Government mulls £60,000 pay rise for judges
Theresa May faces uproar over plans to give judges pay rises of nearly £60,000 a year – an increase of more than £1,100 a week. A report commissioned by ministers has recommended a breathtaking 32% pay rise for high court judges. That would see their salaries go from £181,500 to £240,000.
The increases have been justified by claims of low morale within the judiciary because of long and stressful hours, and a need to compensate high earners for a series of tax changes to their pension schemes.
The combination has led to a recruitment crisis and a dramatic fall in the number of people applying to be high court judges.
But a pay hike of nearly a third for judges who already earn £30,000 more than the prime minister would spark fury among millions of public sector workers – including nurses, soldiers, teachers, doctors and prison officers – who were all forced to make do with rises of about 3% in recent months.

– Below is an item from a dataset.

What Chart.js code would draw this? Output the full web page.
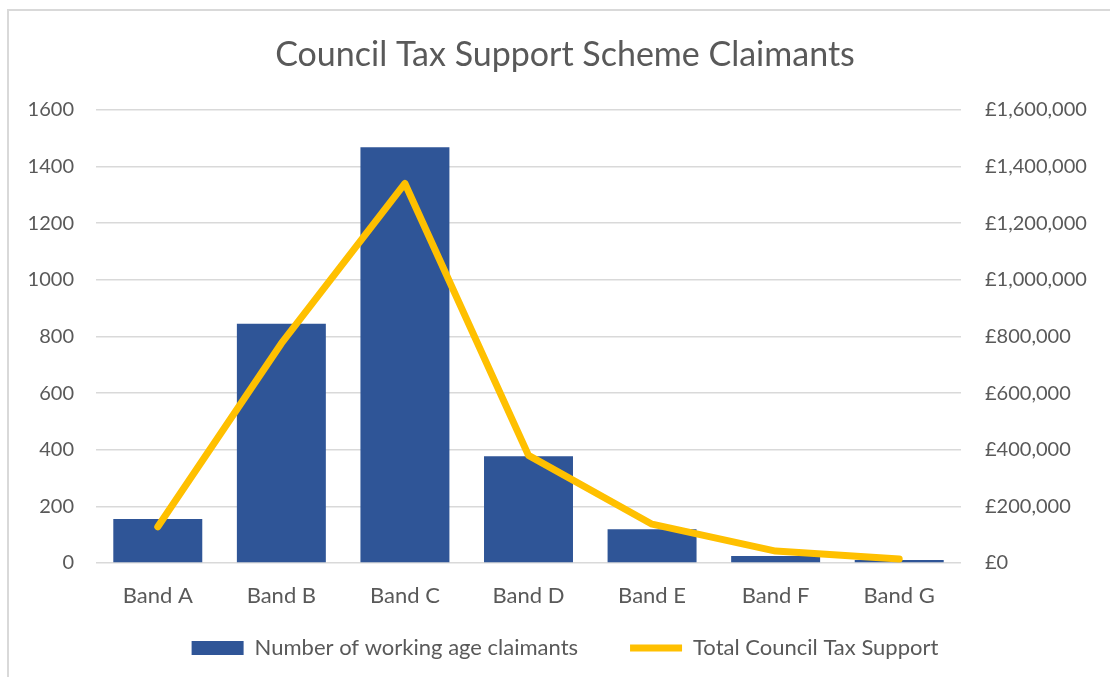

The recommendation from the Senior Salaries Review Body (SSRB) comes at a critical time for May, just over two weeks ahead of a Budget that could raise taxes paid by millions of ordinary workers.
The review body’s conclusions were contained in a letter from the ministry of justice to Downing Street and members of the Cabinet earlier this week.
The letter, leaked to the Daily Mail, says the SSRB has ‘recommended the gross pay of a high court judge should rise to £240,000, backdated to April 2018 – an increase of 32%; that of a circuit judge to £165,000 – a 22% increase; and that of a district judge to £117,000, an 8% increase’.
It says the aim is to boost ‘recruitment and retention of judges’ and make up for pension cuts. Of the 1,840 judges in England and Wales, 97 are high court judges.
The SSRB recommendation will delight judges, who claim they are ‘overworked, disenchanted and demoralised’ – mainly because of their ‘low pay’. If they get the recommended £240,000, high court judges will receive £4,615 a week.
The ministry of justice – run by Justice Secretary David Gauke – made its official submission to the SSRB in March. In it, the department made a strong case for giving wealthy judges a big rise.
It said they deserved an ‘attractive’ pay deal as compensation for cuts to their public sector pensions and a tax raid on pension contributions of high earners – and to boost recruitment.